Task goal: Please copy exactly the lines that begin with the one containing "Output the LaTeX" and end with the last line of the entries.

Information given:
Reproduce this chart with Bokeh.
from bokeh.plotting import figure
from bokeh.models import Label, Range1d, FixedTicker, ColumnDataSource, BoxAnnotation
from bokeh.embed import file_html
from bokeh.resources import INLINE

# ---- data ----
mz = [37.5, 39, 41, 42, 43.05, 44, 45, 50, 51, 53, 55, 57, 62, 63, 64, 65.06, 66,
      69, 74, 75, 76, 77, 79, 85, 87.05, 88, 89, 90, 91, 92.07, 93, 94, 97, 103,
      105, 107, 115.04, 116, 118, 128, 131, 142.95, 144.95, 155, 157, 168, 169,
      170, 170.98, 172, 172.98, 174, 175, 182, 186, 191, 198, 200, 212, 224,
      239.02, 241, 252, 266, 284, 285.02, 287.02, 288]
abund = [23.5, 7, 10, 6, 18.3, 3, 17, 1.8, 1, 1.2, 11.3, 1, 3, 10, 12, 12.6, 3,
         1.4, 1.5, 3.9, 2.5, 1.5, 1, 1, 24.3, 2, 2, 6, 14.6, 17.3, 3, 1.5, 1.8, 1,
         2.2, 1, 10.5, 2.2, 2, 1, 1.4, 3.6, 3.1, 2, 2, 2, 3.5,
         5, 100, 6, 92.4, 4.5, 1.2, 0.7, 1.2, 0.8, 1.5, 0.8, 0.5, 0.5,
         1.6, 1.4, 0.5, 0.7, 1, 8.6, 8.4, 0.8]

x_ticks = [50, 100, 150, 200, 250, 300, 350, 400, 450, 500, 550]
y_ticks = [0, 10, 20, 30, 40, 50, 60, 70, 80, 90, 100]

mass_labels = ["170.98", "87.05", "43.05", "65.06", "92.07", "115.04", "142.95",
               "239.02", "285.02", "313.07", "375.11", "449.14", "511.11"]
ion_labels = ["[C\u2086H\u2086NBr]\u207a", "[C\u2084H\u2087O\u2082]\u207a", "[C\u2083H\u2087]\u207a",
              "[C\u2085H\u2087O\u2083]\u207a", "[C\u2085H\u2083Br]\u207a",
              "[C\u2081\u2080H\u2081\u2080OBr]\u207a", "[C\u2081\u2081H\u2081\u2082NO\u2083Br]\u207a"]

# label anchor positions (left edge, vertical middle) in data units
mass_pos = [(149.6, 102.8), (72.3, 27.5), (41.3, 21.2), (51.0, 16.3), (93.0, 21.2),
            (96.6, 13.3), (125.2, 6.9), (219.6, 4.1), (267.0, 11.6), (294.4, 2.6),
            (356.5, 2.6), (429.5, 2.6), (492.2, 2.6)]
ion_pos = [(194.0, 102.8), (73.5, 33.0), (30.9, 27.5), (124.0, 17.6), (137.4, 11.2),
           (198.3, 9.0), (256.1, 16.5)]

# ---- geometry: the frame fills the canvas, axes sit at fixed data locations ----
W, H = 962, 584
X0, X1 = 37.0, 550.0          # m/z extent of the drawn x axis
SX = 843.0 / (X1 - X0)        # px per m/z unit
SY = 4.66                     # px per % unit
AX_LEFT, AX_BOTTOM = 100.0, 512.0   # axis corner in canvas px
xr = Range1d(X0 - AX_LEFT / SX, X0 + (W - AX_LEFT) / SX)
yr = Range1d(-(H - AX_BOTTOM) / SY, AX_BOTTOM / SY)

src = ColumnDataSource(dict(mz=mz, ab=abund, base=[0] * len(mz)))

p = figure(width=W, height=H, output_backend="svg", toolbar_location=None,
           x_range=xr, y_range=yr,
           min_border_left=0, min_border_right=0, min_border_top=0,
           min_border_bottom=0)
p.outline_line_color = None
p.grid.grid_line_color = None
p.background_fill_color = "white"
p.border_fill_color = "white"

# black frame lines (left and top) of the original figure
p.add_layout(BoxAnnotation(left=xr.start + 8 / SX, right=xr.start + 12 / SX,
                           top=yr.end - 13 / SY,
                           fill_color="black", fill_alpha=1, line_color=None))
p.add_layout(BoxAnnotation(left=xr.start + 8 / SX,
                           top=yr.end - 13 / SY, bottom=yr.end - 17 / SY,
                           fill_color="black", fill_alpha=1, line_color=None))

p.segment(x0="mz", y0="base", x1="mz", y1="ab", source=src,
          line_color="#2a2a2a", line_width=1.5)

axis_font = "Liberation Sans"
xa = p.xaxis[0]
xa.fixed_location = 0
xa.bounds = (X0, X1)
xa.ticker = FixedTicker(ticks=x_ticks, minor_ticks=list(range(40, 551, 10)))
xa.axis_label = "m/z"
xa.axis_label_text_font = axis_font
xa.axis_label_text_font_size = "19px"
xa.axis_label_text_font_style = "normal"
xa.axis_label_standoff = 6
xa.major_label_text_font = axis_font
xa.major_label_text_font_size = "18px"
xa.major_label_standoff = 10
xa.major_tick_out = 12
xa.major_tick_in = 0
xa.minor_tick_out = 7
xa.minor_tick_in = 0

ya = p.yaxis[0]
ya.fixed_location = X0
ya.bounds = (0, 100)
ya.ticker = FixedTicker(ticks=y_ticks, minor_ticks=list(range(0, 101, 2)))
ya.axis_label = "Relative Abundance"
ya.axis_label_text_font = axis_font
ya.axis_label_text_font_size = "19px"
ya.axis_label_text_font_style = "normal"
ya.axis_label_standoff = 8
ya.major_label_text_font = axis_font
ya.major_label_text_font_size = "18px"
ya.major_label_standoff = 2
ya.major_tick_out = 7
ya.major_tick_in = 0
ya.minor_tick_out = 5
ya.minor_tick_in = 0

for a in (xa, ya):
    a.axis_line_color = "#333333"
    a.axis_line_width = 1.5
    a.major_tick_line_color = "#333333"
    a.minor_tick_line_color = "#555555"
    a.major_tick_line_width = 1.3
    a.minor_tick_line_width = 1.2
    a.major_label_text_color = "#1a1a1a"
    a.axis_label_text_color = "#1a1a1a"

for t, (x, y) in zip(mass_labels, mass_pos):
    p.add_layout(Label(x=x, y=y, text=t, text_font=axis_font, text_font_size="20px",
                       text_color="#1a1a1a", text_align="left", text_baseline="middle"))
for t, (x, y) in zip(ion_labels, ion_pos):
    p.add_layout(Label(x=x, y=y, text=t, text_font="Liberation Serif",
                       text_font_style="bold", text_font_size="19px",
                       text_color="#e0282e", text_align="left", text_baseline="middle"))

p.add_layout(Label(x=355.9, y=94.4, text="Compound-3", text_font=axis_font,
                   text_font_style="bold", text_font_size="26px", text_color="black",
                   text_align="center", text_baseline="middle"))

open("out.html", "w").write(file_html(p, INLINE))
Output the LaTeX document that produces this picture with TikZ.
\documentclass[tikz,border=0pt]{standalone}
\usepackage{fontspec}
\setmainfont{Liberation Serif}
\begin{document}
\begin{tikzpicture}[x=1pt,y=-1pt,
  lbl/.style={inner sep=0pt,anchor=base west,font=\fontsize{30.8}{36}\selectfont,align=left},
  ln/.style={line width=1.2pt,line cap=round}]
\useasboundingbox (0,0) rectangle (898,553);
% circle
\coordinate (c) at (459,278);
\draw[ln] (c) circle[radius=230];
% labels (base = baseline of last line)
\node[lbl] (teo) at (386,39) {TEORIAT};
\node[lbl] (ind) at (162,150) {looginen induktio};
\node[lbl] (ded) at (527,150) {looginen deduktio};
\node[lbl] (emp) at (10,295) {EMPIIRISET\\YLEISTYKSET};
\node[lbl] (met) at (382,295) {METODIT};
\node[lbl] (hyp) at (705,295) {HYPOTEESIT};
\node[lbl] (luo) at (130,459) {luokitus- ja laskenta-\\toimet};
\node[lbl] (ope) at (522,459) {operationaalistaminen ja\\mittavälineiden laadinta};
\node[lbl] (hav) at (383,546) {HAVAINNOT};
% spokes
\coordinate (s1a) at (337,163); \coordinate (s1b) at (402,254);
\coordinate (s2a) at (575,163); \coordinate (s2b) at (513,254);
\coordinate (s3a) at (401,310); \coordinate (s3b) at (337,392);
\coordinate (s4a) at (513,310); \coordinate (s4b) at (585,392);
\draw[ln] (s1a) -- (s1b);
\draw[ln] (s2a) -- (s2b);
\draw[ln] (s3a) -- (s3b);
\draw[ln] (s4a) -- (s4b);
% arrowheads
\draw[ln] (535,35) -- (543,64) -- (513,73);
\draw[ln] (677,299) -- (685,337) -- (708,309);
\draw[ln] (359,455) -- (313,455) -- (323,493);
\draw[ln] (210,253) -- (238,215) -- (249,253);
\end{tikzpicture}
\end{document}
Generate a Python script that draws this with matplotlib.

In response:
Output the LaTeX document that produces this picture with TikZ.
\documentclass[tikz,border=0pt]{standalone}
\usepackage{fontspec}
\setmainfont{Liberation Serif}
\begin{document}
\begin{tikzpicture}[x=1pt,y=-1pt,
  lbl/.style={inner sep=0pt,anchor=base west,font=\fontsize{30.8}{36}\selectfont,align=left},
  ln/.style={line width=1.2pt,line cap=round}]
\useasboundingbox (0,0) rectangle (898,553);
% circle
\coordinate (c) at (459,278);
\draw[ln] (c) circle[radius=230];
% labels (base = baseline of last line)
\node[lbl] (teo) at (386,39) {TEORIAT};
\node[lbl] (ind) at (162,150) {looginen induktio};
\node[lbl] (ded) at (527,150) {looginen deduktio};
\node[lbl] (emp) at (10,295) {EMPIIRISET\\YLEISTYKSET};
\node[lbl] (met) at (382,295) {METODIT};
\node[lbl] (hyp) at (705,295) {HYPOTEESIT};
\node[lbl] (luo) at (130,459) {luokitus- ja laskenta-\\toimet};
\node[lbl] (ope) at (522,459) {operationaalistaminen ja\\mittavälineiden laadinta};
\node[lbl] (hav) at (383,546) {HAVAINNOT};
% spokes
\coordinate (s1a) at (337,163); \coordinate (s1b) at (402,254);
\coordinate (s2a) at (575,163); \coordinate (s2b) at (513,254);
\coordinate (s3a) at (401,310); \coordinate (s3b) at (337,392);
\coordinate (s4a) at (513,310); \coordinate (s4b) at (585,392);
\draw[ln] (s1a) -- (s1b);
\draw[ln] (s2a) -- (s2b);
\draw[ln] (s3a) -- (s3b);
\draw[ln] (s4a) -- (s4b);
% arrowheads
\draw[ln] (535,35) -- (543,64) -- (513,73);
\draw[ln] (677,299) -- (685,337) -- (708,309);
\draw[ln] (359,455) -- (313,455) -- (323,493);
\draw[ln] (210,253) -- (238,215) -- (249,253);
\end{tikzpicture}
\end{document}
Generate a Python script that draws this with matplotlib.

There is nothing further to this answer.